Philadelphia Phillies

Although Jonathan Papelbon struggled last season, the Phillies are paying him far too much and his statistics aren’t bad enough to merit a demotion (2.92 ERA, 1.14 WHIP, 29 saves). The bigger concern was the 7 blown saves and 8.32 K/9 (as opposed to a career 10.56 K/9). If the Phillies give him enough save opportunities, he should return to form this season. On the other hand, Philadelphia will have a few potent arms if last season’s K/9 becomes a warning sign of worse things to come for Papelbon (a la Heath Bell). Philadelphia will likely lean on Mike Adams, Justin De Fratus, and B.J. Rosenberg – each of whom have a strong reliever pedigree – to finish the ninth.

Closer – Jonathan Papelbon

Bold Prediction – A Boston-like year for Papelbon shows his return to form (projected – 68.0 IP, 2.20 ERA, 1.00 WHIP, 10.00 K/9, 35 saves) and he becomes a major steal for savvy drafters. He may go a few rounds late because of the “hype” surrounding last year’s struggles, but he's got enough upside potential to anchor your collection of closers.

Who’s Lurking? – Although he will not likely be ready for Opening Day after last year’s shoulder injury, Mike Adams probably is the best fit (career 2.39 ERA, 1.08 ERA, 8.99 K/9) to replace Papelbon should the time come . Justin De Fratus and B.J. Rosenberg provide the Phillies with two young righties that have loads of potential, but they need to prove their worth before being trusted in the ninth.

New York Mets

After an injury-riddled 2013, Bobby Parnell has the closer role again for the Amazin’ Mets.
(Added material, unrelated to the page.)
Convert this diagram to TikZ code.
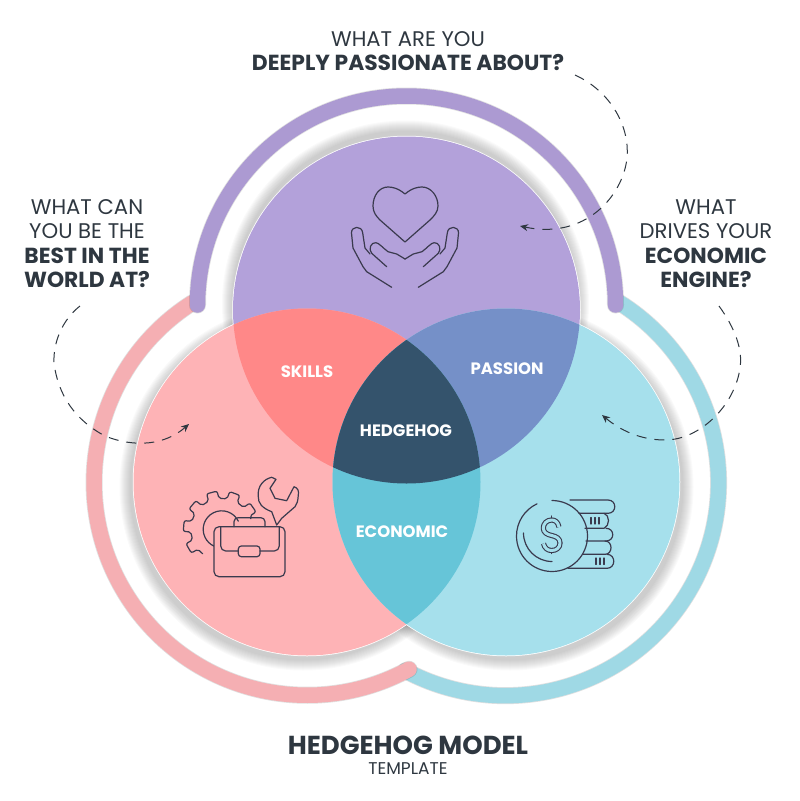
\documentclass[tikz,border=0pt]{standalone}
\usepackage{fontspec}
\setmainfont{Poppins}
\usetikzlibrary{arrows.meta}

\definecolor{passionfill}{HTML}{B3A1DA}
\definecolor{skillsfill}{HTML}{FEB3B6}
\definecolor{econfill}{HTML}{A6E0EC}
\definecolor{skillspassion}{HTML}{FF8888}
\definecolor{passionecon}{HTML}{7590C8}
\definecolor{skillsecon}{HTML}{66C5D8}
\definecolor{hedgefill}{HTML}{34536C}
\definecolor{passionring}{HTML}{AC9AD2}
\definecolor{skillsring}{HTML}{F5AFB3}
\definecolor{econring}{HTML}{9FD9E5}
\definecolor{inkdark}{HTML}{2E3740}
\definecolor{iconline}{HTML}{3A3A4E}

\newcommand{\boldline}[1]{{\fontsize{21.8}{24.5}\selectfont\bfseries #1}}

\tikzstyle{asktext}=[align=center, text=inkdark, font=\fontsize{21.2}{24.5}\selectfont]
\tikzstyle{lens}=[text=white, font=\fontsize{16.5}{18}\selectfont\bfseries]
\tikzstyle{ring}=[line width=15.5pt, line cap=round]
\tikzstyle{ringedge}=[line width=17pt, line cap=round, black, opacity=0.12]
\tikzstyle{dashpath}=[inkdark, line width=1pt, dash pattern=on 10pt off 8pt, -{Stealth[length=8pt,width=7pt]}]
\tikzstyle{icon}=[iconline, line width=1.2pt, line join=round, line cap=round]

\begin{document}
\begin{tikzpicture}[x=1pt,y=-1pt]
\useasboundingbox (0,0) rectangle (800,801);

\coordinate (cpassion) at (406.5,310);
\coordinate (cskills) at (307,482);
\coordinate (cecon) at (506,482);

% shadows
\foreach \r in {0,1,...,10} {
  \fill[black,opacity=0.018] ([shift={(-1,-6)}]cpassion) circle [radius=173.5+\r];
  \fill[black,opacity=0.018] ([shift={(-4,5)}]cskills) circle [radius=173.5+\r];
  \fill[black,opacity=0.018] ([shift={(4,5)}]cecon) circle [radius=173.5+\r];
}

% outer rings
\draw[ringedge] (620,303) arc (-57.5:118:213);
\draw[ring,econring] (620,303) arc (-57.5:118:213);
\draw[ringedge] (192,303) arc (237.3:61.4:213);
\draw[ring,skillsring] (192,303) arc (237.3:61.4:213);
\draw[ringedge] (197.5,305) arc (180:360:209);
\draw[ring,passionring] (197.5,305) arc (180:360:209);

% circles
\draw[white,line width=1.5pt] (cpassion) circle [radius=173.5];
\draw[white,line width=1.5pt] (cskills) circle [radius=173.5];
\draw[white,line width=1.5pt] (cecon) circle [radius=173.5];
\fill[passionfill] (cpassion) circle [radius=173.5];
\fill[skillsfill] (cskills) circle [radius=173.5];
\fill[econfill] (cecon) circle [radius=173.5];
\begin{scope}
  \clip (cpassion) circle [radius=173.5];
  \fill[skillspassion] (cskills) circle [radius=173.5];
  \fill[passionecon] (cecon) circle [radius=173.5];
\end{scope}
\begin{scope}
  \clip (cskills) circle [radius=173.5];
  \fill[skillsecon] (cecon) circle [radius=173.5];
  \clip (cecon) circle [radius=173.5];
  \fill[hedgefill] (cpassion) circle [radius=173.5];
\end{scope}

% heart and hands
\draw[icon] (405,194) .. controls (398,188) and (392,187) .. (388,187) .. controls (379,187) and (373,196) .. (373,206) .. controls (373,212) and (376,216) .. (380,220) -- (405,242) -- (430,220) .. controls (434,216) and (438,212) .. (438,206) .. controls (438,196) and (431,187) .. (422,187) .. controls (418,187) and (412,188) .. (405,194) -- cycle;
\foreach \s in {1,-1} {
  \begin{scope}[shift={(405,0)},xscale=\s]
    \draw[icon] (-13.3,287.3) -- (-38.3,271.7) -- (-42,266.7) -- (-52,248) -- (-53.5,233) .. controls (-54,226) and (-43,225) .. (-42.3,233) -- (-40,248) -- (-35,254);
    \draw[icon] (-18.3,266.7) -- (-33.3,253.3) .. controls (-37,249) and (-34,242) .. (-29,242.7) .. controls (-26,243) and (-22,248) .. (-17,251.7) -- (-8.3,254) -- (0,259);
  \end{scope}
}

% gear, wrench and case
\begin{scope}[shift={(221.7,529.3)}]
  \draw[icon,rounded corners=2pt] (-20:31) \foreach \a in {-35,-70,...,-210} { -- (\a+10:31) -- (\a+8:38.5) -- (\a-8:38.5) -- (\a-10:31) } -- (-232:31);
  \draw[icon] (-26:18.5) arc (-26:-245:18.5);
\end{scope}
\draw[icon] (276.7,525) -- (271.7,511.7) .. controls (262,508) and (258,503) .. (258.3,496.7) .. controls (257,486) and (264,479) .. (271.7,477.3) -- (276,479.3) -- (270,488.3) -- (275,498.3) -- (286.7,500.7) -- (294,486.7) .. controls (298,488) and (299,491) .. (298.3,495) .. controls (298,501) and (297,504) .. (295,506.7) -- (281.7,518.3) -- cycle;
\fill[skillsfill] (214,526.7) rectangle (285,576.7);
\draw[icon,rounded corners=5pt] (214,526.7) rectangle (285,576.7);
\draw[icon,rounded corners=5pt] (220.7,527) -- (220.7,551) -- (238.3,551);
\draw[icon,rounded corners=5pt] (260,551) -- (279.3,551) -- (279.3,527);
\draw[icon,rounded corners=3pt] (238.3,546) rectangle (260,556.7);
\draw[icon,rounded corners=4pt] (234,526.7) -- (234,517.7) -- (265,517.7) -- (265,526.7);

% coin stack
\draw[icon] (570,500) -- (608,500) .. controls (617,500) and (617,513.3) .. (608,513.3) -- (579,513.3);
\draw[icon] (604,513.3) .. controls (610,515) and (610,526) .. (604,528.3) -- (585,528.3);
\draw[icon] (606,528.3) .. controls (615,528.3) and (615,541) .. (606,541) -- (586,541);
\draw[icon] (605,541) .. controls (613,541) and (613,554.3) .. (605,554.3) -- (583,554.3);
\draw[icon] (607,554.3) .. controls (616,554.3) and (616,568.3) .. (607,568.3) -- (568,568.3);
\foreach \x in {591,595,599} \draw[icon] (\x,517.5) -- (\x,524);
\foreach \x in {596,600,604} \draw[icon] (\x,558) -- (\x,564.5);
\draw[icon] (552,500.5) arc (-90:245:35.5);
\draw[icon] (523.5,533) arc (180:90:28.5);
\draw[icon,line width=1.1pt] (551.7,516) -- (551.7,553.5);
\draw[econfill,line width=2.4pt] (551.7,519) -- (551.7,551);
\draw[icon,line width=1.1pt,line cap=butt,double=econfill,double distance=3pt] (559,527) .. controls (558,522) and (555,520) .. (551.7,520) .. controls (547,520) and (543.3,523.5) .. (543.3,528) .. controls (543.3,532.5) and (547,534.5) .. (551.7,535.5) .. controls (556.5,536.5) and (560,538.5) .. (560,543) .. controls (560,547.5) and (556.5,550.5) .. (551.7,550.5) .. controls (547.5,550.5) and (544.5,548) .. (543.5,543.5);

% dashed arrows
\coordinate (topfrom) at (575,75);
\coordinate (topto) at (520,226);
\coordinate (rightfrom) at (719,306);
\coordinate (rightto) at (602,415);
\coordinate (leftfrom) at (80,306);
\coordinate (leftto) at (189,424);
\draw[dashpath] (topfrom) .. controls (612,92) and (630,128) .. (627,158) .. controls (623,196) and (585,240) .. (topto);
\draw[dashpath] (rightfrom) .. controls (735,328) and (743,350) .. (740,368) .. controls (735,405) and (700,440) .. (665,440) .. controls (640,440) and (620,430) .. (rightto);
\draw[dashpath] (leftfrom) .. controls (62,320) and (53,343) .. (54,363) .. controls (58,395) and (75,420) .. (105,436) .. controls (135,448) and (165,445) .. (leftto);

% texts
\node[asktext](asktop) at (408,51) {WHAT ARE YOU\\\boldline{DEEPLY PASSIONATE ABOUT?}};
\node[asktext](askleft) at (87,243.5) {WHAT CAN\\YOU BE THE\\\boldline{BEST IN THE}\\\boldline{WORLD AT?}};
\node[asktext](askright) at (706,243.5) {WHAT\\DRIVES YOUR\\\boldline{ECONOMIC}\\\boldline{ENGINE?}};

\node[lens](skills) at (307,372) {SKILLS};
\node[lens](passion) at (507,369) {PASSION};
\node[lens](hedgehog) at (406,431) {HEDGEHOG};
\node[lens](economic) at (402,532) {ECONOMIC};

\node[text=inkdark,font=\fontsize{26}{28}\selectfont\bfseries](title) at (408,745) {HEDGEHOG MODEL};
\node[text=inkdark,font=\fontsize{17}{19}\selectfont](subtitle) at (408,769) {TEMPLATE};
\end{tikzpicture}
\end{document}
With LaTroy Hawkins in Colorado and Frank Francisco on the free agent market, Parnell has been cleared to pitch and all signs point to him firmly inheriting the ninth with little internal competition. Because the Mets’ front office has wanted Parnell to be the closer for a while, his leash should be fairly long even if he starts blowing saves on a regular basis. Despite his injury last season, Parnell still posted a respectable 2.16 ERA, 1.00 WHIP, 7.92 K/9, with 22 saves and will have even better numbers if he can stay away from the disabled list.

Closer – Bobby Parnell

Bold Prediction – Without strong competition breathing down his neck, Bobby Parnell finally lives up to his potential and has a 30+ save season. With a sub 1.50 ERA and 9.50 K/9, Parnell has Mets fans debating whether he’s better than K-Rod in his prime.
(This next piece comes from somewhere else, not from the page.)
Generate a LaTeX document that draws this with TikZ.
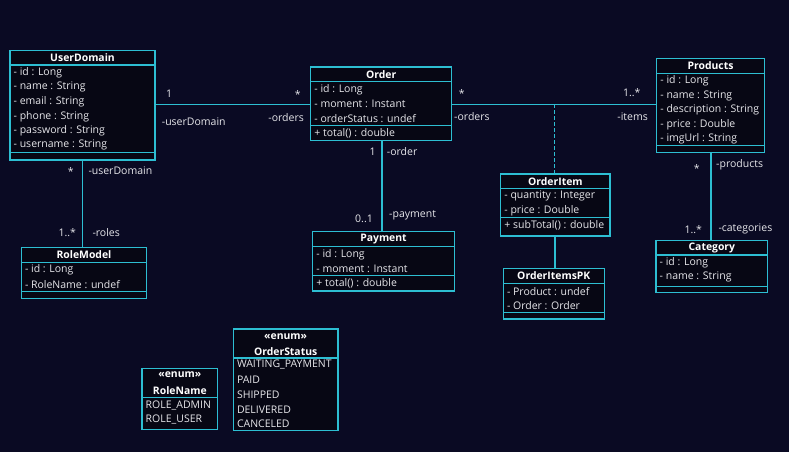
\documentclass[tikz,border=0pt]{standalone}
\usepackage{fontspec}
\setmainfont{Open Sans}[BoldFont={Open Sans Bold}]
\definecolor{bgcol}{RGB}{10,10,35}
\definecolor{boxfill}{RGB}{7,7,20}
\definecolor{edge}{RGB}{45,190,210}
\definecolor{txt}{RGB}{230,230,234}

% class box: outer frame, header rule, title and attribute rows
\newcommand{\umlclass}[8]{%
  \node[classbox, minimum width={(#4-#2)*1pt}, minimum height={(#5-#3)*1pt}] (#1) at (#2,#3) {};
  \draw[classline] (#2,#6) -- (#4,#6);
  \node[titletext] at ({(#2+#4)/2},{(#3+#6)/2}) {#7};
  \foreach \txt [count=\i] in {#8}
    \node[rowtext] at ({#2+3.5},{#6+7.8+14.5*(\i-1)}) {\txt};
}
% operations compartment: rule and optional rows
\newcommand{\umlops}[4]{%
  \draw[classline] (#1,#3) -- (#2,#3);
  \node[rowtext] at ({#1+3.5},{#3+8}) {#4};
}

\begin{document}
\begin{tikzpicture}[x=1pt,y=-1pt,
  classbox/.style={draw=edge, fill=boxfill, line width=1.1pt, inner sep=0pt, outer sep=0pt, anchor=north west},
  classline/.style={draw=edge, line width=1.1pt},
  titletext/.style={text=white, font=\fontsize{10.4}{12}\selectfont\bfseries, inner sep=0pt},
  rowtext/.style={text=txt, font=\fontsize{10.5}{12}\selectfont, anchor=west, inner sep=0pt},
  assoc/.style={draw=edge, line width=1.1pt},
  lbl/.style={text=txt, font=\fontsize{10.5}{12}\selectfont, inner sep=0pt}]

\fill[bgcol] (0,0) rectangle (789,452);
\useasboundingbox (0,0) rectangle (789,452);

% ---- helper coordinates for connector routes ----
\coordinate (udorderY) at (0,104.3);
\coordinate (ordprodY) at (0,104.3);
\coordinate (joint) at (554.5,104.3);
\coordinate (udrmX) at (82.7,0);
\coordinate (ordpayX) at (382,0);
\coordinate (prodcatX) at (711,0);
\coordinate (oipkX) at (555,0);

% ---- classes ----
\umlclass{ud}{10}{50.3}{155}{160}{65}{UserDomain}{- id : Long,- name : String,- email : String,- phone : String,- password : String,- username : String}
\umlops{10}{155}{152.7}{}

\umlclass{ord}{310.7}{67}{451.7}{140.3}{81.7}{Order}{- id : Long,- moment : Instant,- orderStatus : undef}
\umlops{310.7}{451.7}{125.3}{+ total() : double}

\umlclass{pay}{312.7}{231.7}{454.3}{291}{246.7}{Payment}{- id : Long,- moment : Instant}
\umlops{312.7}{454.3}{275.7}{+ total() : double}

\umlclass{prod}{656.7}{58.3}{764.3}{152.7}{73.3}{Products}{- id : Long,- name : String,- description : String,- price : Double,- imgUrl : String}
\umlops{656.7}{764.3}{145.7}{}

\umlclass{oi}{500.7}{174}{610}{236}{188.3}{OrderItem}{- quantity : Integer,- price : Double}
\umlops{500.7}{610}{217.3}{+ subTotal() : double}

\umlclass{pk}{503.3}{268.3}{604.3}{319}{283.3}{OrderItemsPK}{- Product : undef,- Order : Order}
\umlops{503.3}{604.3}{312.3}{}

\umlclass{cat}{656}{240.7}{767.7}{292.3}{255}{Category}{- id : Long,- name : String}
\umlops{656}{767.7}{286.7}{}

\umlclass{rm}{21.3}{247.7}{146.7}{298.3}{262.3}{RoleModel}{- id : Long,- RoleName : undef}
\umlops{21.3}{146.7}{291.7}{}

% enumerations
\node[classbox, minimum width={75.7pt}, minimum height={61pt}] (rn) at (142,368.3) {};
\draw[classline] (142,397.3) -- (217.7,397.3);
\node[titletext] at (179.85,374.3) {«enum»};
\node[titletext] at (179.85,390.3) {RoleName};
\node[rowtext] at (145.5,405.3) {ROLE\_ADMIN};
\node[rowtext] at (145.5,419.3) {ROLE\_USER};

\node[classbox, minimum width={104.7pt}, minimum height={101.7pt}] (os) at (233.3,329) {};
\draw[classline] (233.3,358) -- (338,358);
\node[titletext] at (285.65,336.7) {«enum»};
\node[titletext] at (285.65,351.7) {OrderStatus};
\foreach \txt [count=\i] in {WAITING\_PAYMENT,PAID,SHIPPED,DELIVERED,CANCELED}
  \node[rowtext] at (236.8,{365+14.8*(\i-1)}) {\txt};

% ---- associations ----
\draw[assoc] (ud.east |- udorderY) -- (ord.west |- udorderY);
\draw[assoc] (ord.east |- ordprodY) -- (prod.west |- ordprodY);
\draw[assoc, dashed, dash pattern=on 4pt off 2pt] (joint) -- (oi.north -| joint);
\draw[assoc] (oi.south -| oipkX) -- (pk.north -| oipkX);
\draw[assoc] (ord.south -| ordpayX) -- (pay.north -| ordpayX);
\draw[assoc] (ud.south -| udrmX) -- (rm.north -| udrmX);
\draw[assoc] (prod.south -| prodcatX) -- (cat.north -| prodcatX);

% ---- multiplicities and role names ----
\node[lbl] (m1) at (169,93.5) {1};
\node[lbl] (m2) at (297.7,94.5) {*};
\node[lbl, anchor=west] (r1) at (161.7,121.7) {-userDomain};
\node[lbl, anchor=east] (r2) at (304,117.3) {-orders};

\node[lbl] (m3) at (461.7,93.5) {*};
\node[lbl, anchor=west] (r3) at (454,116.3) {-orders};
\node[lbl] (m4) at (631.7,92.8) {1..*};
\node[lbl, anchor=east] (r4) at (648,116.3) {-items};

\node[lbl] (m5) at (372.7,151.7) {1};
\node[lbl, anchor=west] (r5) at (386.7,151.7) {-order};
\node[lbl] (m6) at (364,218.3) {0..1};
\node[lbl, anchor=west] (r6) at (389,215.7) {-payment};

\node[lbl] (m7) at (70.7,172) {*};
\node[lbl, anchor=west] (r7) at (88.3,170.3) {-userDomain};
\node[lbl] (m8) at (67.3,232.3) {1..*};
\node[lbl, anchor=west] (r8) at (92.3,232.3) {-roles};

\node[lbl] (m9) at (696.7,168.5) {*};
\node[lbl, anchor=west] (r9) at (716,164.3) {-products};
\node[lbl] (m10) at (693.3,229.3) {1..*};
\node[lbl, anchor=west] (r10) at (718.3,229.3) {-categories};

\end{tikzpicture}
\end{document}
Who’s Lurking? – Unlike other teams in the NL East, New York does not possess the bullpen depth which seems to be the norm. The Mets will be entering 2014 with a trio of relievers that they used fairly frequently at the end of last season - Vic Black, Josh Edgin, and Gonzalez Germen. Black (a righty) and Edgin (a lefty) give the Mets the flexibility to play matchups in the seventh and eighth innings, while Gonzalez Germen could creep his way into the discussion if Parnell struggles and the hierarchy is shuffled.

Washington Nationals

Similar to Papelbon, Rafael Soriano had a 2013 season (3.11 ERA, 1.23 WHIP, 43 saves) that doesn’t stray too dramatically from his career average (2.82 ERA and 1.08 WHIP), but does show a dramatic difference in strikeout rate (2013 – 6.89 K/9, career – 9.15 K/9). Even at 34 years old, Soriano should give the Nationals another strong outing this season.

Closer – Rafael Soriano

Bold Prediction – Soriano’s strikeout rate returns to form and he channels the fountain of youth left behind by his former mentor, Mariano Rivera. This season marks the beginning of a career rejuvenation for Soriano, who has 40+ saves, 2.75 ERA, 0.98 WHIP, and a 9.00 K/9 en route to a  Nationals’ push for the NL East title.
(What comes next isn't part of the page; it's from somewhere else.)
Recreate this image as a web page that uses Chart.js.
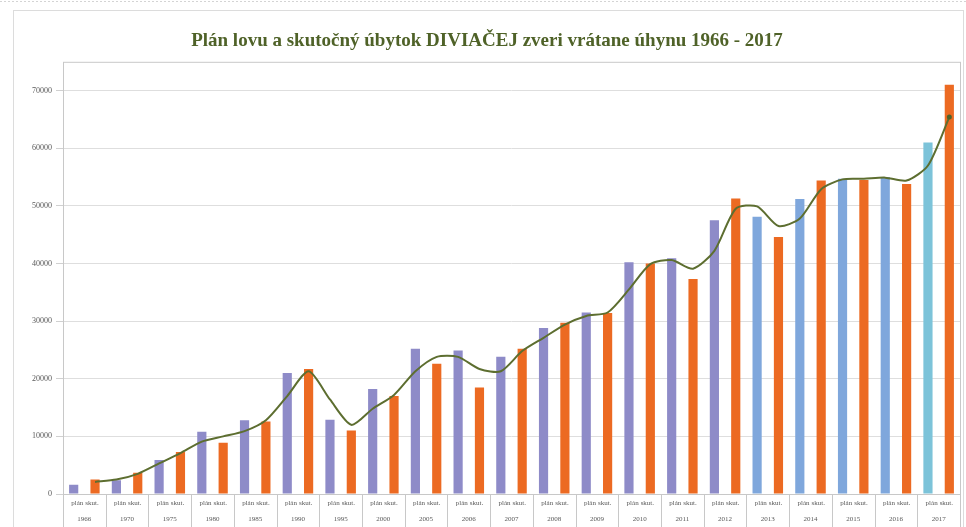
<!DOCTYPE html>
<html>
<head>
<meta charset="utf-8">
<script src="https://cdn.jsdelivr.net/npm/chart.js@4/dist/chart.umd.min.js"></script>
<style>
  html, body { margin: 0; padding: 0; background: #ffffff; }
  #wrap { width: 966px; height: 527px; position: relative; }
</style>
</head>
<body>
<div id="wrap"><canvas id="diviakChart" width="966" height="527"></canvas></div>
<script>
//--- data
var years = ['1966', '1970', '1975', '1980', '1985', '1990', '1995', '2000', '2005', '2006', '2007',
    '2008', '2009', '2010', '2011', '2012', '2013', '2014', '2015', '2016', '2017'];
var plan = [1600, 2400, 5900, 10800, 12800, 21000, 12900, 18200, 25200, 24900, 23800,
    28800, 31500, 40200, 40900, 47500, 48100, 51200, 54700, 55000, 61000];
var skut = [2500, 3700, 7300, 8900, 12600, 21700, 11000, 17000, 22600, 18500, 25200,
    29700, 31400, 40000, 37300, 51300, 44600, 54400, 54500, 53800, 71000];
// smoothed line, one value per bar slot (plán, skut., plán, skut. ...)
var trend = [null, 2100, 2500, 3500, 5300, 7100, 9100, 10000, 10900, 12800, 17000,
    21300, 16400, 12000, 14800, 17200, 21300, 23800, 23800, 21700, 21300,
    24800, 27100, 29400, 30900, 31500, 35500, 39900, 40600, 39100, 42200,
    49500, 49900, 46500, 47800, 52900, 54600, 54700, 54900, 54400, 57000, 65400];
var yTicks = [0, 10000, 20000, 30000, 40000, 50000, 60000, 70000];
var slotNames = ['plán', 'skut.'];

//--- build slots
var labels = [];
var planData = [];
var skutData = [];
var planColors = [];
years.forEach(function (y, i) {
    labels.push(slotNames[0], slotNames[1]);
    planData.push(plan[i], null);
    skutData.push(null, skut[i]);
    var yr = parseInt(y);
    var c = '#8e8bc8';
    if (yr >= 2013 && yr <= 2016) c = '#7fa7dc';
    if (yr === 2017) c = '#7cc3d9';
    planColors.push(c, c);
});

var pointSizes = trend.map(function (v, i) { return i === trend.length - 1 ? 2.5 : 0; });

// frame, plot box and the two-level category axis
var framePlugin = {
    id: 'frame',
    beforeDraw: function (chart) {
        var ctx = chart.ctx;
        ctx.save();
        ctx.fillStyle = '#ffffff';
        ctx.fillRect(0, 0, chart.width, chart.height);
        ctx.strokeStyle = '#d4d4d4';
        ctx.setLineDash([2, 2]);
        ctx.beginPath();
        ctx.moveTo(0, 1.5);
        ctx.lineTo(chart.width, 1.5);
        ctx.stroke();
        ctx.setLineDash([]);
        ctx.strokeStyle = '#dcdcdc';
        ctx.strokeRect(13.5, 10.5, 950, chart.height);
        ctx.restore();
    },
    afterDraw: function (chart) {
        var ctx = chart.ctx;
        var a = chart.chartArea;
        var x = chart.scales.x;
        ctx.save();
        ctx.strokeStyle = '#c8c8c8';
        ctx.lineWidth = 1;
        ctx.strokeRect(a.left + 0.5, a.top + 0.5, a.right - a.left, a.bottom - a.top);
        var slot = (a.right - a.left) / labels.length;
        ctx.beginPath();
        for (var k = 0; k <= labels.length; k += 2) {
            var px = Math.round(a.left + k * slot) + 0.5;
            ctx.moveTo(px, a.bottom);
            ctx.lineTo(px, chart.height);
        }
        ctx.stroke();
        ctx.fillStyle = '#595959';
        ctx.font = '7px "Liberation Serif"';
        ctx.textBaseline = 'middle';
        years.forEach(function (y, i) {
            var cx = (x.getPixelForValue(2 * i) + x.getPixelForValue(2 * i + 1)) / 2;
            ctx.textAlign = 'right';
            ctx.fillText(labels[2 * i], cx - 1, 503);
            ctx.textAlign = 'left';
            ctx.fillText(labels[2 * i + 1], cx + 1, 503);
            ctx.textAlign = 'center';
            ctx.fillText(y, cx, 519);
        });
        ctx.restore();
    }
};

var ctx = document.getElementById('diviakChart').getContext('2d');
var diviakChart = new Chart(ctx, {
    type: 'bar',
    data: {
        labels: labels,
        datasets: [
            {
                type: 'line',
                label: 'úbytok',
                data: trend,
                borderColor: '#5d6e30',
                backgroundColor: '#4f6228',
                borderWidth: 2,
                tension: 0.25,
                pointRadius: pointSizes,
                pointBorderWidth: 0,
                order: 0
            },
            {
                label: 'plán',
                data: planData,
                backgroundColor: planColors,
                barPercentage: 0.43,
                categoryPercentage: 1,
                order: 1
            },
            {
                label: 'skut.',
                data: skutData,
                backgroundColor: '#ec6a22',
                barPercentage: 0.43,
                categoryPercentage: 1,
                order: 2
            }
        ]
    },
    plugins: [framePlugin],
    options: {
        responsive: false,
        animation: false,
        layout: { padding: { left: 14, right: 6, top: 8, bottom: 0 } },
        plugins: {
            legend: { display: false },
            tooltip: { enabled: false },
            title: {
                display: true,
                text: 'Plán lovu a skutočný úbytok DIVIAČEJ zveri vrátane úhynu 1966 - 2017',
                color: '#4f6228',
                font: { family: '"Liberation Serif"', size: 19, weight: 'bold' },
                padding: { top: 22, bottom: 9 }
            }
        },
        scales: {
            x: {
                stacked: true,
                grid: { display: false },
                border: { display: false },
                ticks: { display: false },
                afterFit: function (scale) { scale.height = 33; }
            },
            y: {
                min: 0,
                max: 75000,
                grid: { color: '#dedede', tickLength: 7, tickColor: '#d0d0d0' },
                border: { display: false },
                ticks: {
                    stepSize: 10000,
                    color: '#595959',
                    padding: 4,
                    font: { family: '"Liberation Serif"', size: 8 },
                    callback: function (value) { return String(value); }
                },
                afterBuildTicks: function (scale) {
                    scale.ticks = yTicks.map(function (v) { return { value: v }; });
                },
                afterFit: function (scale) { scale.width = 49; }
            }
        }
    }
});
</script>
</body>
</html>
Who’s Lurking? – Tyler Clippard is the ultimate setup man and he seems to be comfortable with that role (career – 110 holds and 9.97 K/9). Even if Soriano ran into big trouble, the Nats would likely keep Clippard in the eighth and go with Craig Stammen or Drew Storen. After losing the closer gig to Soriano a few seasons ago, Storen has settled into a setup and reliever role. With Storen’s demotion to AAA last July, Washington will probably go with Stammen first (2013 – 2.76 ERA, 1.29 WHIP, 8.71 K/9) if Soriano needs to be pulled.